= GIVEN PROBLEM =
Give again, verbatim, the lines between the line that contains "Generate a LaTeX" and the line that contains "(inputa3) at (27,100)", counting both ends. Pictures are excluded from the copy.

= INFORMATION GIVEN =
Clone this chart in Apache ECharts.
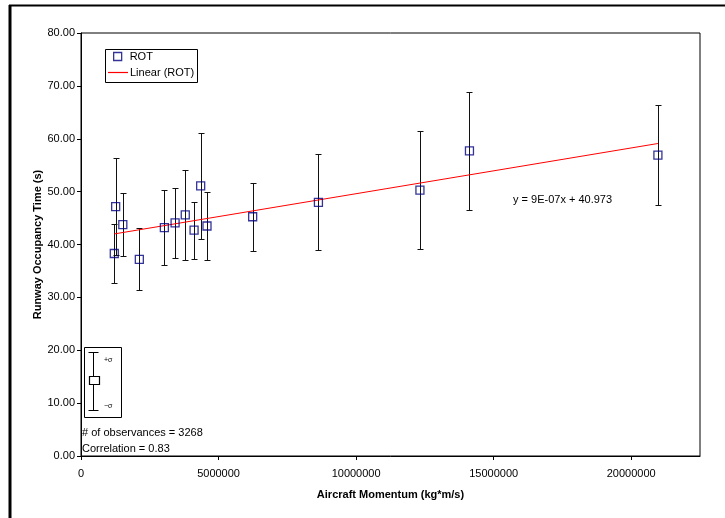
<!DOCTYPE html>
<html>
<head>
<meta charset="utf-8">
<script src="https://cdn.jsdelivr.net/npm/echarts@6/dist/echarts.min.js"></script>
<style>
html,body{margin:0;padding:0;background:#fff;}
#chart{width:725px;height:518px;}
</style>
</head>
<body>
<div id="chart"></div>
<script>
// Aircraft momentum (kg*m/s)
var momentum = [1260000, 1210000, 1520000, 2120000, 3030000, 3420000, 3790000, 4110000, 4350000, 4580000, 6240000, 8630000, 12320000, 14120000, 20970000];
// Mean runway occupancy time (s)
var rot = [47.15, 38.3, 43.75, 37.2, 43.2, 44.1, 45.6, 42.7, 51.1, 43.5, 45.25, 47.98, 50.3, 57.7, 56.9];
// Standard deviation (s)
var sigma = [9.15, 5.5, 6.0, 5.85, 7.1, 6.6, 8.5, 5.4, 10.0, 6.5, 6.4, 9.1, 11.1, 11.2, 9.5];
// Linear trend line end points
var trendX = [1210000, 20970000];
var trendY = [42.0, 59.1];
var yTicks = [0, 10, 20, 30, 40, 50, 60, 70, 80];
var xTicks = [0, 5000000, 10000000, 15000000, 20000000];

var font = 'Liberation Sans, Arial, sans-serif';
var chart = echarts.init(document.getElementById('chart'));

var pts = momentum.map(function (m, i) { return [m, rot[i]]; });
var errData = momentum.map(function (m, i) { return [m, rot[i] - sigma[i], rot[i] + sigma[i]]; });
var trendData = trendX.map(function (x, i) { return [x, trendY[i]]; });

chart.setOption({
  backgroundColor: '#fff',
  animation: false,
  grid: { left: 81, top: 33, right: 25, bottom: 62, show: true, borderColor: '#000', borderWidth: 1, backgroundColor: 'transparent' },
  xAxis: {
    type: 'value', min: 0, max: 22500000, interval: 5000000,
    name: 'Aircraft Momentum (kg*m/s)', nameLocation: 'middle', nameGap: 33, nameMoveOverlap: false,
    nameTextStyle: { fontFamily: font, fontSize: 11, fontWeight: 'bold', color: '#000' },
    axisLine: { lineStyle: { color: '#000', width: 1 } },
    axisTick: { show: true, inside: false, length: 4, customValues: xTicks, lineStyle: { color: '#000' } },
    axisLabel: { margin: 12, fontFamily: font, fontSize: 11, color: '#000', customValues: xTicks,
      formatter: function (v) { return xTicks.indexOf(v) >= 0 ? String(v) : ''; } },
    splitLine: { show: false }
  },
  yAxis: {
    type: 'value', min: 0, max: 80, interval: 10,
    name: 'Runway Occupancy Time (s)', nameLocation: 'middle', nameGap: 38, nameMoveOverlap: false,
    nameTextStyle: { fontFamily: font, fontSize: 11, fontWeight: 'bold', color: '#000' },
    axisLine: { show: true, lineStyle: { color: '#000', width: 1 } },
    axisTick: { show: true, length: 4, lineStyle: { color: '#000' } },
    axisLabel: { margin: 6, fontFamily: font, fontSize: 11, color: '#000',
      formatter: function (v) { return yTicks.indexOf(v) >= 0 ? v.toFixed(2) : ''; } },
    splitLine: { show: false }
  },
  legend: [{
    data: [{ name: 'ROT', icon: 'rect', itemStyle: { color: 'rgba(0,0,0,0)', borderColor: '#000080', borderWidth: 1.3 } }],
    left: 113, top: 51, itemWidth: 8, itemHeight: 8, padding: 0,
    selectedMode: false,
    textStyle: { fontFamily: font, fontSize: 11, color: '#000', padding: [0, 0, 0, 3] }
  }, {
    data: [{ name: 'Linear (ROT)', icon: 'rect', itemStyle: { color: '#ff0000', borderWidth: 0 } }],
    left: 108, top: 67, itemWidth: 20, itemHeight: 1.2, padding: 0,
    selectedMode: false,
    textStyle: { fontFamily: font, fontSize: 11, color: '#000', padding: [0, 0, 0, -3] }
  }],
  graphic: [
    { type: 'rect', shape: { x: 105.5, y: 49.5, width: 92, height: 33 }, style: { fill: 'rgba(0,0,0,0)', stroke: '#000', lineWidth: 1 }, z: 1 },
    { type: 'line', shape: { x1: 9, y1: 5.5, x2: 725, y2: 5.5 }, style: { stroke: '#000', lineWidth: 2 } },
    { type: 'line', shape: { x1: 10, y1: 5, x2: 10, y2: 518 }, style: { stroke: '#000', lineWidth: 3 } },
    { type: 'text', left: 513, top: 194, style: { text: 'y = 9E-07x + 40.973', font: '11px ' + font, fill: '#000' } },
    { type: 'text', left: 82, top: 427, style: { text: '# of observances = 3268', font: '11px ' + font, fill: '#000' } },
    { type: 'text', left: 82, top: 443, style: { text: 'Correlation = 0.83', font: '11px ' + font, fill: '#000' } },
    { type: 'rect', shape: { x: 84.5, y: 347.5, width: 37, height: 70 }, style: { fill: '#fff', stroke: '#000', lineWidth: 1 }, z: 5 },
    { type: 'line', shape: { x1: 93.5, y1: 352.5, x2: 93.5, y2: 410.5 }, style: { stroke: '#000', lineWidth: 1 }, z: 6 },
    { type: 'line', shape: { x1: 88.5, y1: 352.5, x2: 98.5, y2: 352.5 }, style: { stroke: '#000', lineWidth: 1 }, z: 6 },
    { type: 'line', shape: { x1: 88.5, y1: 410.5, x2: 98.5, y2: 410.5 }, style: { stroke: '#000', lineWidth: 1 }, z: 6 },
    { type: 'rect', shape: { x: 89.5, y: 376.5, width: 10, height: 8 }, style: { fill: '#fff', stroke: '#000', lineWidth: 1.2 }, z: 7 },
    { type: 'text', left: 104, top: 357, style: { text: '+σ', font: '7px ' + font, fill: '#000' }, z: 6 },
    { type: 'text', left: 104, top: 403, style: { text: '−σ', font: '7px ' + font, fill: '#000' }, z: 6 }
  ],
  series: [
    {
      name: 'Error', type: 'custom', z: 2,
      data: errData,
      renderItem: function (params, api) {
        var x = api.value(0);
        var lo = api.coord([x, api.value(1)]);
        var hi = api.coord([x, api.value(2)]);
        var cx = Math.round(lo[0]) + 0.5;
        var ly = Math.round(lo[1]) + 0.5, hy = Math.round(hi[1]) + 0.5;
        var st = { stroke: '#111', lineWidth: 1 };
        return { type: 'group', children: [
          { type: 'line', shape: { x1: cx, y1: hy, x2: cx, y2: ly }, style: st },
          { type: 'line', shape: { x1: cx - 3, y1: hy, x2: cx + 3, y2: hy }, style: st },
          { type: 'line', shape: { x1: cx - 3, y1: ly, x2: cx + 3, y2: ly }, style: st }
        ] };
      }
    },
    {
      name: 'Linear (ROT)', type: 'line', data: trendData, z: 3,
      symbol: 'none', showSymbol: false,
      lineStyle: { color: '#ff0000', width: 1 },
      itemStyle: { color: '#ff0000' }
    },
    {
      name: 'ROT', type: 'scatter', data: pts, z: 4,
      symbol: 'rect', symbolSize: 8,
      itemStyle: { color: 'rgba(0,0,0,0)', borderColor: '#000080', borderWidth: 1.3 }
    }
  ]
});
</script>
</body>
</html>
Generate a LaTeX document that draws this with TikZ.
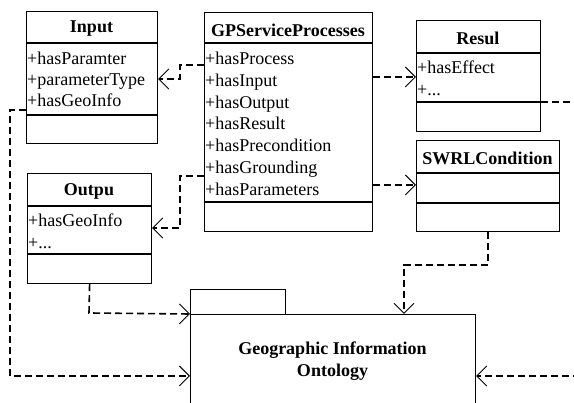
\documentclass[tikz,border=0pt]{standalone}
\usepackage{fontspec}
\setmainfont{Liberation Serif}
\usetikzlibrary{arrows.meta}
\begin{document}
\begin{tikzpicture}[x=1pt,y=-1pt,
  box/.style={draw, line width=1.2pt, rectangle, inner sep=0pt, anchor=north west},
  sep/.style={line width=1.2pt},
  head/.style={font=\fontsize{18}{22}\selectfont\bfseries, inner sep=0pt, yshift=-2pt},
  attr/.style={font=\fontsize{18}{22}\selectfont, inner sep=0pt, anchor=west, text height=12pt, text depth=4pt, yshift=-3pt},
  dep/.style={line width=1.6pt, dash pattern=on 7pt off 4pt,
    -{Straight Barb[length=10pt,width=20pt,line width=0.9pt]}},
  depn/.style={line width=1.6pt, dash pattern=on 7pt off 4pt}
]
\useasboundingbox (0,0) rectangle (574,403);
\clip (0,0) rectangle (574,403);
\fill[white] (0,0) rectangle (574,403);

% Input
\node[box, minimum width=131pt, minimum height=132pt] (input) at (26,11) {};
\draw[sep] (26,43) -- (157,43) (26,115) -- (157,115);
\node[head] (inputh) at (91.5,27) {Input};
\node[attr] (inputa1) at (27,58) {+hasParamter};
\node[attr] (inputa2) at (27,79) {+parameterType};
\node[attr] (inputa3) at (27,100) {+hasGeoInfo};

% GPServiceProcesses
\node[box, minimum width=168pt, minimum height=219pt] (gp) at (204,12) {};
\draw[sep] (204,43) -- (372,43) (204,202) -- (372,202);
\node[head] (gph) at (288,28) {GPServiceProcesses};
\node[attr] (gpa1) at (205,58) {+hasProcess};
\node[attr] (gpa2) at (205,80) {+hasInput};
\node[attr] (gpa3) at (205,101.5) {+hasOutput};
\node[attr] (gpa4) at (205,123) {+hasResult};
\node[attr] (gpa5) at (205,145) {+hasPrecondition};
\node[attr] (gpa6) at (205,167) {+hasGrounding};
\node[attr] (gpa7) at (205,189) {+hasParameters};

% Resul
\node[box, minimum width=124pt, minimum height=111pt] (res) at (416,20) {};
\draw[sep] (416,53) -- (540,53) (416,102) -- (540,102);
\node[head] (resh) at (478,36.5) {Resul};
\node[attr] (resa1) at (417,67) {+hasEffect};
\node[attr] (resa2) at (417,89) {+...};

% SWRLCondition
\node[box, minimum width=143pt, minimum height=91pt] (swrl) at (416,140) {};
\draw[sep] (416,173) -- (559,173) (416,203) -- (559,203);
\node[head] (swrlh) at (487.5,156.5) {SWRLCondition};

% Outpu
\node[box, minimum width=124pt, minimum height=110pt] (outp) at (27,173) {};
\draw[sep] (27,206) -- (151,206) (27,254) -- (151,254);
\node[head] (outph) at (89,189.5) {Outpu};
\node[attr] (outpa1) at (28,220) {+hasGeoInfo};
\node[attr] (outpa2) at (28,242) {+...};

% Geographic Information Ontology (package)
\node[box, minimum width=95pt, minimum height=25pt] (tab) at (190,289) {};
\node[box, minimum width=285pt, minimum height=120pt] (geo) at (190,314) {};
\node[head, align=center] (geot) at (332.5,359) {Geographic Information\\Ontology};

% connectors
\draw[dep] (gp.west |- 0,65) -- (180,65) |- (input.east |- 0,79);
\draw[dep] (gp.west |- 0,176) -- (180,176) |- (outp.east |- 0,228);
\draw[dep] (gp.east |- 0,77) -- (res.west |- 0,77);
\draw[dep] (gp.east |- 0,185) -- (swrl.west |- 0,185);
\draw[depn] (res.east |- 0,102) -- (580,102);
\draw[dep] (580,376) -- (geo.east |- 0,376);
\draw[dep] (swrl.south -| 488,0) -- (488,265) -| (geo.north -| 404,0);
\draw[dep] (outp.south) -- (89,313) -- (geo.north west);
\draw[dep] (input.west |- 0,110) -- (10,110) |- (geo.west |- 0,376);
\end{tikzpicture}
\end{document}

= TASK RESULT =
Generate a LaTeX document that draws this with TikZ.
\documentclass[tikz,border=0pt]{standalone}
\usepackage{fontspec}
\setmainfont{Liberation Serif}
\usetikzlibrary{arrows.meta}
\begin{document}
\begin{tikzpicture}[x=1pt,y=-1pt,
  box/.style={draw, line width=1.2pt, rectangle, inner sep=0pt, anchor=north west},
  sep/.style={line width=1.2pt},
  head/.style={font=\fontsize{18}{22}\selectfont\bfseries, inner sep=0pt, yshift=-2pt},
  attr/.style={font=\fontsize{18}{22}\selectfont, inner sep=0pt, anchor=west, text height=12pt, text depth=4pt, yshift=-3pt},
  dep/.style={line width=1.6pt, dash pattern=on 7pt off 4pt,
    -{Straight Barb[length=10pt,width=20pt,line width=0.9pt]}},
  depn/.style={line width=1.6pt, dash pattern=on 7pt off 4pt}
]
\useasboundingbox (0,0) rectangle (574,403);
\clip (0,0) rectangle (574,403);
\fill[white] (0,0) rectangle (574,403);

% Input
\node[box, minimum width=131pt, minimum height=132pt] (input) at (26,11) {};
\draw[sep] (26,43) -- (157,43) (26,115) -- (157,115);
\node[head] (inputh) at (91.5,27) {Input};
\node[attr] (inputa1) at (27,58) {+hasParamter};
\node[attr] (inputa2) at (27,79) {+parameterType};
\node[attr] (inputa3) at (27,100) {+hasGeoInfo};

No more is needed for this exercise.